Die cut labels printing works best when the label is treated as part of the packaging system, not as decoration added at the end. Get the file right, choose the adhesive for the surface, match the finish to the handling, and verify the label under shipping conditions before the full run starts.
How does die cut labels printing differ from standard label printing?
Die cut labels are trimmed to a custom outline, while standard labels are usually rectangles or squares. The custom shape gives apparel packaging a more tailored look, but it also adds more work around the dieline, bleed, and cutting process. The file has to be prepared more carefully.
What affects the price of die cut label printing most?
Quantity is usually the biggest driver because setup cost gets spread over the run. After that, shape complexity, material, adhesive strength, and finish all move the price. Rush timing, packing format, and file revisions can push costs higher too.
Which adhesive is best for clothing labels and packaging?
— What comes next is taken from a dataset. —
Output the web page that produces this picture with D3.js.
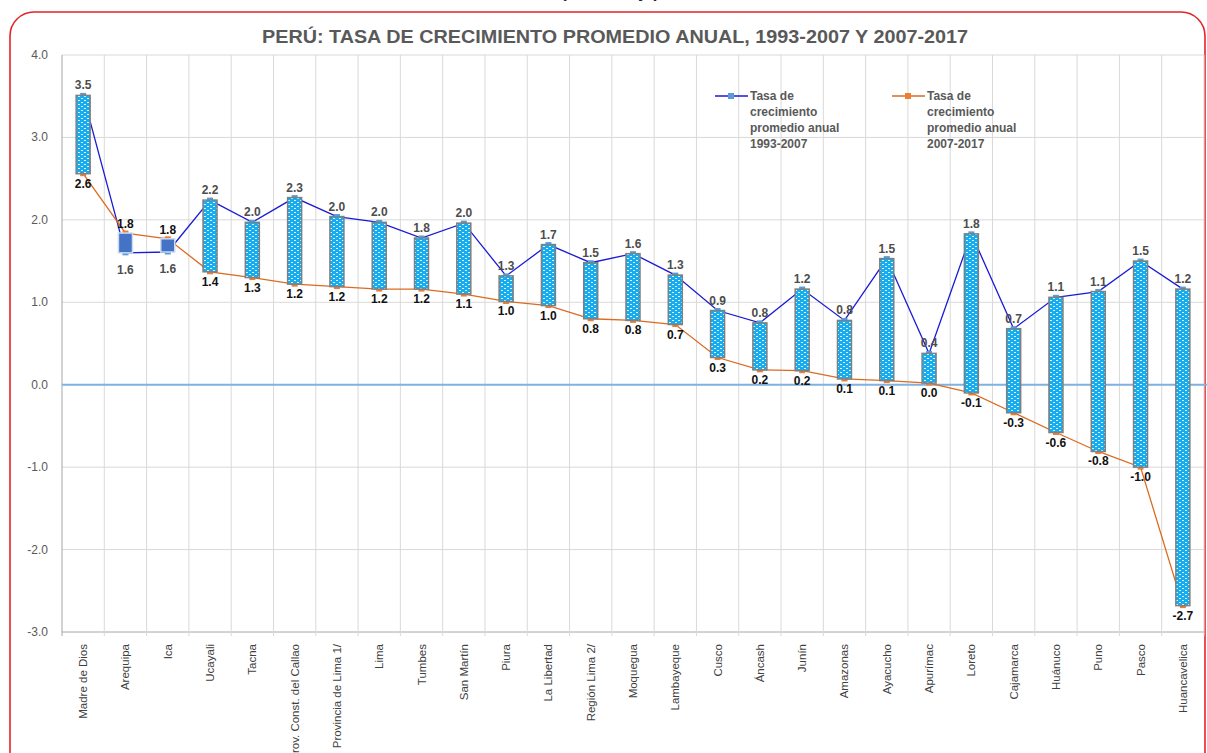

A medium-tack adhesive is often the safest starting point for clothing packaging because it usually holds well without being overly aggressive. The right choice depends on the surface. Test on coated paper, plastic mailers, and textured cartons separately before placing a full order.
How long does die cut labels printing usually take?
Simple repeat orders can move quickly once the proof is approved and the press schedule is open. New custom shapes take longer because they need dieline checks, proofing, and sometimes sample approval. Clean vector files and fast sign-off reduce lead time.
What should I send for an accurate quote on die cut labels printing?
Send the final artwork, target quantity, finished size, shape, substrate preference, adhesive type, and finish. Include how the label will be used so the printer can recommend the right construction instead of guessing. If you already have a dieline, attach it. If not, ask for one before pricing so the quote matches the actual job.